> _EXERCISE TASK_
State how many lines of the records contain the string "matplotlib", and give no other information.

____ SUPPLIED RECORDS

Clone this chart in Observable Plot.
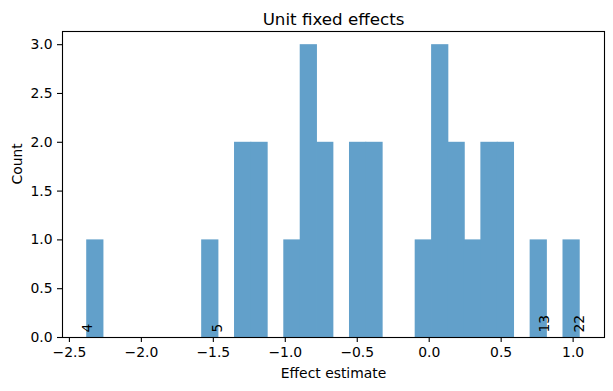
<!DOCTYPE html>
<html>
<head>
<meta charset="utf-8">
<script src="https://cdn.jsdelivr.net/npm/d3@7"></script>
<script src="https://cdn.jsdelivr.net/npm/@observablehq/plot@0.6"></script>
<style>
  html, body { margin: 0; padding: 0; background: #fff; }
  #chart svg { display: block; }
</style>
</head>
<body>
<div id="chart"></div>
<script>
// Histogram of unit fixed effects: 30 equal bins between the min and max estimate
const binMin = -2.377;
const binMax = 1.0465;
const binCounts = [1,0,0,0,0,0,0,1,0,2,2,0,1,3,2,0,2,2,0,0,1,3,2,1,2,2,0,1,0,1];

// Annotated units (label, estimate)
const unitLabels = ["4", "5", "13", "22"];
const unitEstimates = [-2.377, -1.468, 0.804, 1.0465];

const xTicks = [-2.5, -2.0, -1.5, -1.0, -0.5, 0.0, 0.5, 1.0];
const yTicks = [0, 0.5, 1.0, 1.5, 2.0, 2.5, 3.0];

const titleText = "Unit fixed effects";
const xLabel = "Effect estimate";
const yLabel = "Count";

const nBins = binCounts.length;
const binWidth = (binMax - binMin) / nBins;
const bins = binCounts.map((c, i) => ({
  x1: binMin + i * binWidth,
  x2: binMin + (i + 1) * binWidth,
  count: c
})).filter(d => d.count > 0);

const units = unitLabels.map((l, i) => ({label: l, x: unitEstimates[i]}));

const font = "DejaVu Sans, sans-serif";

const chart = Plot.plot({
  width: 613,
  height: 391,
  marginLeft: 62,
  marginRight: 9,
  marginTop: 31,
  marginBottom: 54,
  style: {fontFamily: font, fontSize: "13.9px", color: "black", background: "white"},
  x: {domain: [-2.548, 1.218]},
  y: {domain: [0, 3.135]},
  marks: [
    Plot.rectY(bins, {x1: "x1", x2: "x2", y: "count", fill: "#62a0ca", insetLeft: -0.4, insetRight: -0.4}),
    Plot.text(units, {x: "x", y: 0.05, text: "label", rotate: -90, textAnchor: "start", fill: "black", fontSize: 13.9}),
    Plot.axisX(xTicks, {tickSize: 5, tickPadding: 5, tickFormat: d3.format(".1f"), label: null, fontSize: 13.9, strokeWidth: 1.1}),
    Plot.axisY(yTicks, {tickSize: 5, tickPadding: 5, tickFormat: d3.format(".1f"), label: null, fontSize: 13.9, strokeWidth: 1.1}),
    Plot.frame({stroke: "black", strokeWidth: 1.1}),
    Plot.text([titleText], {frameAnchor: "top", dy: -18, fontSize: 16.7, fill: "black"}),
    Plot.text([xLabel], {frameAnchor: "bottom", dy: 40, fontSize: 13.9, fill: "black"}),
    Plot.text([yLabel], {frameAnchor: "left", dx: -45, rotate: -90, fontSize: 13.9, fill: "black"})
  ]
});

document.getElementById("chart").appendChild(chart);
</script>
</body>
</html>
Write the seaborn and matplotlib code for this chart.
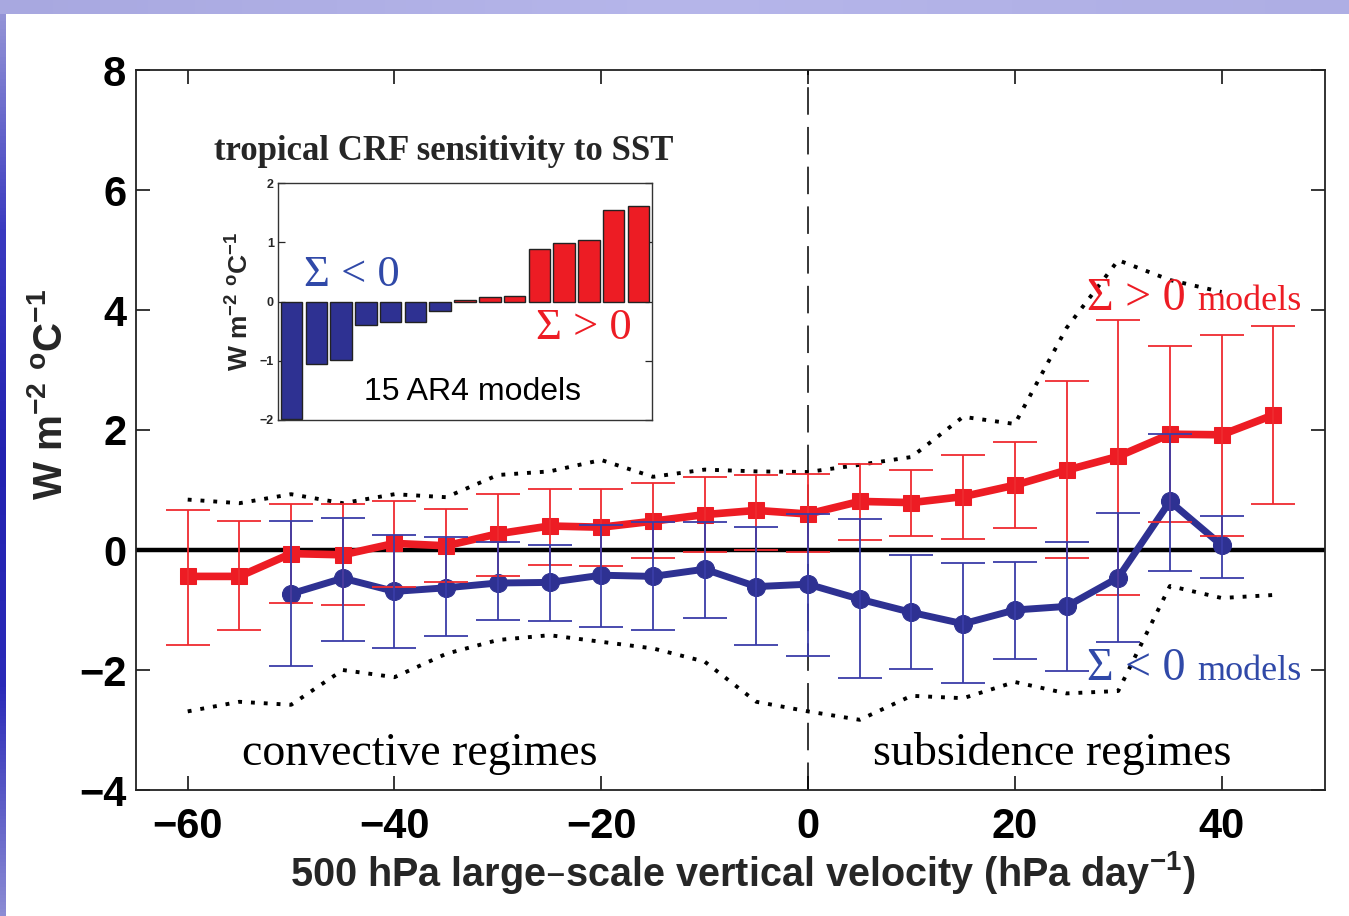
import numpy as np
import pandas as pd
import matplotlib
matplotlib.use("Agg")
import matplotlib.pyplot as plt
from matplotlib.colors import LinearSegmentedColormap
import seaborn as sns

# ---------------- data ----------------
omega_red = [-60, -55, -50, -45, -40, -35, -30, -25, -20, -15, -10, -5, 0,
             5, 10, 15, 20, 25, 30, 35, 40, 45]
red_mean = [-0.44, -0.44, -0.06, -0.08, 0.11, 0.07, 0.27, 0.40, 0.38, 0.48, 0.59,
            0.66, 0.60, 0.81, 0.79, 0.89, 1.08, 1.33, 1.56, 1.93, 1.92, 2.25]
red_upper = [0.67, 0.49, 0.77, 0.77, 0.82, 0.69, 0.94, 1.02, 1.02, 1.12, 1.22,
             1.25, 1.26, 1.44, 1.34, 1.58, 1.80, 2.82, 3.83, 3.40, 3.58, 3.73]
red_lower = [-1.58, -1.33, -0.88, -0.91, -0.61, -0.54, -0.43, -0.25, -0.27, -0.14, -0.04,
             0.00, -0.04, 0.16, 0.23, 0.19, 0.36, -0.14, -0.75, 0.46, 0.23, 0.77]

omega_blue = [-50, -45, -40, -35, -30, -25, -20, -15, -10, -5, 0,
              5, 10, 15, 20, 25, 30, 35, 40]
blue_mean = [-0.73, -0.47, -0.69, -0.63, -0.55, -0.54, -0.42, -0.44, -0.32, -0.61, -0.57,
             -0.82, -1.04, -1.23, -1.00, -0.94, -0.46, 0.81, 0.08]
blue_upper = [0.49, 0.54, 0.25, 0.21, 0.14, 0.08, 0.41, 0.47, 0.47, 0.39, 0.60,
              0.52, -0.09, -0.22, -0.20, 0.13, 0.61, 1.93, 0.56]
blue_lower = [-1.94, -1.52, -1.64, -1.43, -1.16, -1.18, -1.28, -1.34, -1.13, -1.58, -1.77,
              -2.14, -1.99, -2.22, -1.81, -2.02, -1.54, -0.35, -0.46]

omega_env_up = [-60, -55, -50, -45, -40, -35, -30, -25, -20, -15, -10, -5, 0,
                5, 10, 15, 20, 25, 30, 35, 40]
env_up = [0.84, 0.78, 0.93, 0.78, 0.93, 0.88, 1.25, 1.31, 1.50, 1.22, 1.34, 1.31, 1.30,
          1.42, 1.55, 2.22, 2.10, 3.70, 4.83, 4.50, 4.30]
omega_env_lo = [-60, -55, -50, -45, -40, -35, -30, -25, -20, -15, -10, -5, 0,
                5, 10, 15, 20, 25, 30, 35, 40, 45]
env_lo = [-2.69, -2.53, -2.58, -2.00, -2.12, -1.73, -1.50, -1.42, -1.53, -1.64, -1.86,
          -2.53, -2.69, -2.83, -2.43, -2.47, -2.20, -2.39, -2.35, -0.60, -0.80, -0.75]

inset_models = list(range(1, 16))
inset_vals = [-1.98, -1.05, -0.99, -0.39, -0.34, -0.34, -0.16, 0.02, 0.08, 0.10,
              0.89, 0.99, 1.04, 1.55, 1.62]

xticks = [-60, -40, -20, 0, 20, 40]
yticks = [-4, -2, 0, 2, 4, 6, 8]
inset_yticks = [-2, -1, 0, 1, 2]

RED = "#ED1C24"
RED_EB = "#EF2B30"
NAVY = "#2E3192"
NAVY_EB = "#3A3DA8"
TXT_BLUE = "#3049A8"

# ---------------- style ----------------
sns.set_theme(style="ticks")
plt.rcParams["font.family"] = ["Liberation Sans", "DejaVu Sans"]
plt.rcParams["mathtext.default"] = "regular"
plt.rcParams["axes.linewidth"] = 1.3
plt.rcParams["xtick.direction"] = "in"
plt.rcParams["ytick.direction"] = "in"

fig = plt.figure(figsize=(13.49, 9.16), dpi=100)
fig.patch.set_facecolor("white")

# slide background strips
grad = np.linspace(0, 1, 256).reshape(-1, 1)
cmap_left = LinearSegmentedColormap.from_list(
    "lft", ["#9a9ad8", "#3a3ac0", "#2222b0", "#2a2ab8", "#8c8cd4"])
axl = fig.add_axes([0, 0, 6 / 1349, 1])
axl.imshow(grad, aspect="auto", cmap=cmap_left)
axl.axis("off")
axt = fig.add_axes([0, 1 - 14 / 916, 1, 14 / 916])
axt.imshow(np.linspace(0, 1, 256).reshape(1, -1), aspect="auto",
           cmap=LinearSegmentedColormap.from_list("top", ["#a8a8e0", "#b6b6ea", "#aeaee4"]))
axt.axis("off")

# ---------------- main axes ----------------
ax = fig.add_axes([136 / 1349, 1 - 790 / 916, 1189 / 1349, 720 / 916])
ax.set_xlim(-65, 50)
ax.set_ylim(-4, 8)

df_red = pd.DataFrame({"omega": omega_red, "val": red_mean,
                       "lo": red_lower, "hi": red_upper})
df_blue = pd.DataFrame({"omega": omega_blue, "val": blue_mean,
                        "lo": blue_lower, "hi": blue_upper})

ax.axhline(0, color="black", lw=3.2, zorder=2)
ax.axvline(0, color="black", lw=1.1, linestyle=(0, (18, 8)), zorder=1)

sns.lineplot(x=omega_env_up, y=env_up, ax=ax, color="black", lw=2.8,
             linestyle=(0, (1, 2.3)), zorder=2)
sns.lineplot(x=omega_env_lo, y=env_lo, ax=ax, color="black", lw=2.8,
             linestyle=(0, (1, 2.3)), zorder=2)

sns.lineplot(data=df_red, x="omega", y="val", ax=ax, color=RED, lw=5.5,
             marker="s", markersize=12, markeredgecolor=RED, zorder=3)
sns.lineplot(data=df_blue, x="omega", y="val", ax=ax, color=NAVY, lw=5.0,
             marker="o", markersize=13, markeredgecolor=NAVY, zorder=4)

ax.errorbar(df_red["omega"], df_red["val"],
            yerr=[df_red["val"] - df_red["lo"], df_red["hi"] - df_red["val"]],
            fmt="none", ecolor=RED_EB, elinewidth=1.3, capsize=16, capthick=1.3, zorder=5)
ax.errorbar(df_blue["omega"], df_blue["val"],
            yerr=[df_blue["val"] - df_blue["lo"], df_blue["hi"] - df_blue["val"]],
            fmt="none", ecolor=NAVY_EB, elinewidth=1.3, capsize=16, capthick=1.3, zorder=5)

ax.set_xticks(xticks)
ax.set_yticks(yticks)
ax.tick_params(axis="both", which="both", direction="in", length=10, width=1.1,
               labelsize=30, top=True, right=True, colors="black")
ax.tick_params(axis="x", pad=12)
ax.tick_params(axis="y", pad=7)
for lab in ax.get_xticklabels() + ax.get_yticklabels():
    lab.set_fontweight("bold")
for sp in ax.spines.values():
    sp.set_visible(True)
    sp.set_color("#222222")

ax.set_xlabel("500 hPa large\u2013scale vertical velocity (hPa day$^{-1}$)",
              fontsize=28.5, fontweight="bold", va="center")
ax.xaxis.set_label_coords(0.51, -0.114)
ax.set_ylabel("W m$^{-2}$ $^{o}$C$^{-1}$", fontsize=29, fontweight="bold", va="center")
ax.yaxis.set_label_coords(-0.072, 0.55)

serif = ["Liberation Serif", "DejaVu Serif"]
ax.text(-54.7, -3.58, "convective regimes", family=serif, fontsize=33, ha="left",
        va="baseline", color="black")
ax.text(6.3, -3.58, "subsidence regimes", family=serif, fontsize=33, ha="left",
        va="baseline", color="black")
ax.text(27.0, 4.0, "\u03a3 > 0", family=serif, fontsize=33, color=RED, va="baseline")
ax.text(37.6, 4.0, "models", family=serif, fontsize=26, color=RED, va="baseline")
ax.text(27.0, -2.17, "\u03a3 < 0", family=serif, fontsize=33, color=TXT_BLUE, va="baseline")
ax.text(37.6, -2.17, "models", family=serif, fontsize=26, color=TXT_BLUE, va="baseline")

# ---------------- inset ----------------
axi = fig.add_axes([278 / 1349, 1 - 420 / 916, 374 / 1349, 237 / 916])
df_in = pd.DataFrame({"model": inset_models, "val": inset_vals})
df_in["sign"] = np.where(df_in["val"] < 0, "neg", "pos")
sns.barplot(data=df_in, x="model", y="val", hue="sign",
            palette={"neg": NAVY, "pos": RED}, dodge=False, width=0.87,
            edgecolor="#222222", linewidth=1.0, saturation=1.0, ax=axi, legend=False)
axi.set_xlim(-0.55, 14.55)
axi.set_ylim(-2, 2)
axi.set_xticks([])
axi.set_yticks(inset_yticks)
axi.tick_params(axis="y", direction="in", length=5, width=0.9, labelsize=9,
                right=True, pad=3)
for lab in axi.get_yticklabels():
    lab.set_fontweight("bold")
axi.set_xlabel("")
axi.set_ylabel("W m$^{-2}$ $^{o}$C$^{-1}$", fontsize=19, fontweight="bold", labelpad=4)
for sp in axi.spines.values():
    sp.set_visible(True)
    sp.set_color("#333333")
    sp.set_linewidth(1.0)
axi.text(2.43, 0.45, "\u03a3 < 0", family=serif, fontsize=32, color=TXT_BLUE,
         ha="center", va="center")
axi.text(11.8, -0.44, "\u03a3 > 0", family=serif, fontsize=32, color=RED,
         ha="center", va="center")
axi.text(7.3, -1.52, "15 AR4 models", fontsize=23, color="black",
         ha="center", va="center")
fig.text(444 / 1349, 1 - 152 / 916, "tropical CRF sensitivity to SST", family=serif,
         fontsize=25, fontweight="bold", ha="center", va="center")

fig.savefig("out.png", dpi=100, facecolor="white")
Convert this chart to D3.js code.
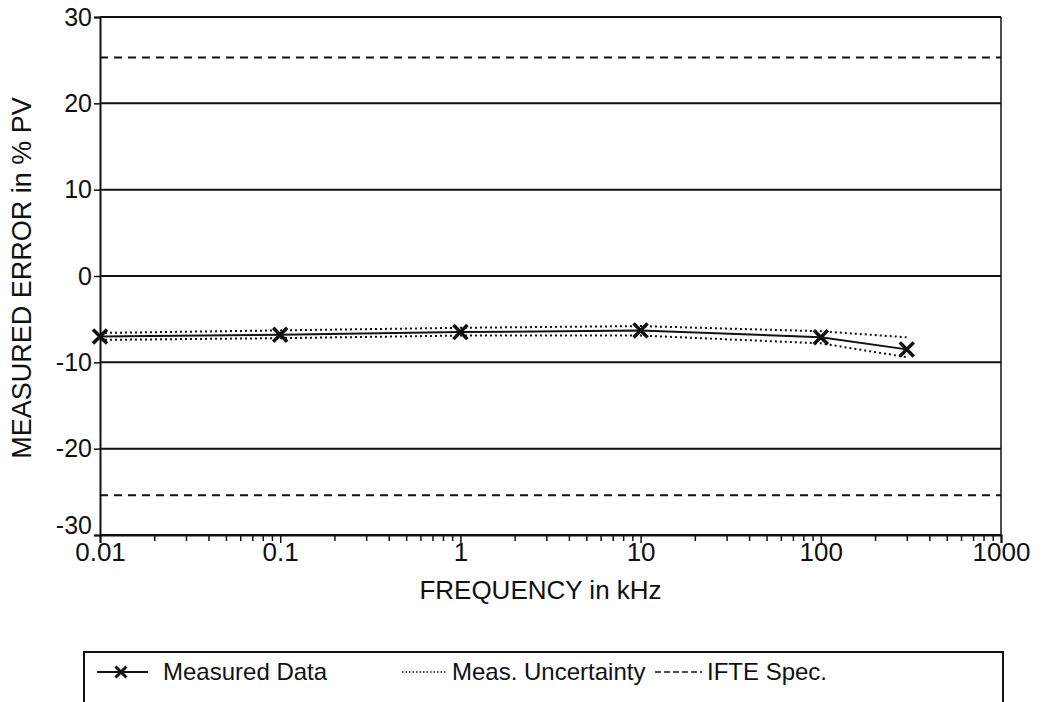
<!DOCTYPE html>
<html>
<head>
<meta charset="utf-8">
<script src="https://cdn.jsdelivr.net/npm/d3@7"></script>
<style>
  body { margin: 0; background: #fff; }
  svg text { font-family: 'Liberation Sans', Arial, sans-serif; fill: #111; }
</style>
</head>
<body>
<div id="svgDiv"></div>
<script>
var freqs = [0.01, 0.1, 1, 10, 100, 300]
var measured = [-7.0, -6.8, -6.5, -6.3, -7.1, -8.5]
var uncUpper = [-6.6, -6.3, -6.0, -5.8, -6.4, -7.1]
var uncLower = [-7.4, -7.2, -6.9, -6.9, -7.8, -9.4]
var specFreqs = [0.01, 1000]
var specUpper = [25.3, 25.3]
var specLower = [-25.4, -25.4]
var xTicks = [0.01, 0.1, 1, 10, 100, 1000]
var xTickLabels = ['0.01', '0.1', '1', '10', '100', '1000']
var yTicks = [-30, -20, -10, 0, 10, 20, 30]
var legendLabels = ['Measured Data', 'Meas. Uncertainty', 'IFTE Spec.']

var width = 1042
var height = 702
var margin = {left: 100, right: 41, top: 17, bottom: 167}
var chartWidth = width - margin.left - margin.right
var chartHeight = height - margin.top - margin.bottom
var ink = '#111'

var svg = d3.select('#svgDiv')
  .append('svg')
  .attr('width', width)
  .attr('height', height)

var chart = svg.append('g')
  .attr('transform', 'translate(' + margin.left + ',' + margin.top + ')')

var xScale = d3.scaleLog()
  .domain([0.01, 1000])
  .range([0, chartWidth])
var yScale = d3.scaleLinear()
  .domain([-30, 30])
  .range([chartHeight, 0])

// horizontal grid lines
chart.selectAll('.grid')
  .data(yTicks)
  .enter()
  .append('line')
  .attr('x1', 0)
  .attr('x2', chartWidth)
  .attr('y1', function (d) { return yScale(d) })
  .attr('y2', function (d) { return yScale(d) })
  .style('stroke', ink)
  .style('stroke-width', 2)

// right border
chart.append('line')
  .attr('x1', chartWidth).attr('x2', chartWidth)
  .attr('y1', 0).attr('y2', chartHeight)
  .style('stroke', ink)
  .style('stroke-width', 1.5)

// minor ticks: 2..9 in each decade
var minorTicks = []
xTicks.slice(0, -1).forEach(function (t) {
  for (var k = 2; k < 10; k++) minorTicks.push(t * k)
})

var xAxis = d3.axisBottom(xScale)
  .tickValues(xTicks)
  .tickFormat(function (d, i) { return xTickLabels[i] })
  .tickSize(8)
  .tickPadding(2)
var xMinor = d3.axisBottom(xScale)
  .tickValues(minorTicks)
  .tickFormat('')
  .tickSize(6)
var yAxis = d3.axisLeft(yScale)
  .tickValues(yTicks)
  .tickFormat(function (d) { return String(d) }) // plain hyphen, not unicode minus
  .tickSize(6)
  .tickPadding(2)

var xg = chart.append('g')
  .attr('transform', 'translate(0,' + chartHeight + ')')
  .call(xAxis)
chart.append('g')
  .attr('transform', 'translate(0,' + chartHeight + ')')
  .call(xMinor)
  .select('.domain').remove()
var yg = chart.append('g').call(yAxis)

xg.selectAll('text').style('font-size', '26px').attr('dy', '0.62em')
yg.selectAll('text').style('font-size', '25px')
yg.selectAll('.tick').filter(function (d) { return d === -30 }).select('text').attr('dy', '-0.05em')
svg.selectAll('.domain').style('stroke', ink).style('stroke-width', 2)
svg.selectAll('.tick line').style('stroke', ink).style('stroke-width', 1.5)

// axis titles
svg.append('text')
  .attr('x', margin.left + chartWidth / 2 - 10)
  .attr('y', 599)
  .attr('text-anchor', 'middle')
  .style('font-size', '26px')
  .text('FREQUENCY in kHz')
svg.append('text')
  .attr('transform', 'translate(31,278) rotate(-90)')
  .attr('text-anchor', 'middle')
  .style('font-size', '27px')
  .text('MEASURED ERROR in % PV')

var line = d3.line()
  .x(function (d) { return xScale(d[0]) })
  .y(function (d) { return yScale(d[1]) })

function pairs (xs, ys) {
  return xs.map(function (x, i) { return [x, ys[i]] })
}

// IFTE spec limits
;[specUpper, specLower].forEach(function (s) {
  chart.append('path')
    .datum(pairs(specFreqs, s))
    .attr('d', line)
    .style('fill', 'none')
    .style('stroke', ink)
    .style('stroke-width', 2)
    .style('stroke-dasharray', '8,6')
})

// uncertainty band edges
;[uncUpper, uncLower].forEach(function (s) {
  chart.append('path')
    .datum(pairs(freqs, s))
    .attr('d', line)
    .style('fill', 'none')
    .style('stroke', ink)
    .style('stroke-width', 2)
    .style('stroke-dasharray', '2,3')
})

// measured data
var measuredPts = pairs(freqs, measured)
chart.append('path')
  .datum(measuredPts)
  .attr('d', line)
  .style('fill', 'none')
  .style('stroke', ink)
  .style('stroke-width', 2)

var cross = d3.symbol().type(d3.symbolX).size(130)
chart.selectAll('.mark')
  .data(measuredPts)
  .enter()
  .append('path')
  .attr('d', cross)
  .attr('transform', function (d) { return 'translate(' + xScale(d[0]) + ',' + yScale(d[1]) + ')' })
  .style('fill', 'none')
  .style('stroke', ink)
  .style('stroke-width', 3.5)

// legend
var legend = svg.append('g')
legend.append('rect')
  .attr('x', 84)
  .attr('y', 652)
  .attr('width', 919)
  .attr('height', 60)
  .style('fill', 'none')
  .style('stroke', ink)
  .style('stroke-width', 2)

var legendY = 672
legend.append('line')
  .attr('x1', 97).attr('x2', 148)
  .attr('y1', legendY).attr('y2', legendY)
  .style('stroke', ink).style('stroke-width', 2)
legend.append('path')
  .attr('d', d3.symbol().type(d3.symbolX).size(80))
  .attr('transform', 'translate(121,' + legendY + ')')
  .style('fill', 'none').style('stroke', ink).style('stroke-width', 3)
legend.append('line')
  .attr('x1', 402).attr('x2', 446)
  .attr('y1', legendY).attr('y2', legendY)
  .style('stroke', ink).style('stroke-width', 1.5)
  .style('stroke-dasharray', '1.5,2')
legend.append('line')
  .attr('x1', 655).attr('x2', 702)
  .attr('y1', legendY).attr('y2', legendY)
  .style('stroke', ink).style('stroke-width', 1.5)
  .style('stroke-dasharray', '6,3')

var legendX = [163, 452, 707]
legend.selectAll('.legendText')
  .data(legendLabels)
  .enter()
  .append('text')
  .attr('x', function (d, i) { return legendX[i] })
  .attr('y', legendY)
  .attr('dy', '0.35em')
  .style('font-size', '24px')
  .text(function (d) { return d })
</script>
</body>
</html>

________

> _CORRECT ANSWER_
5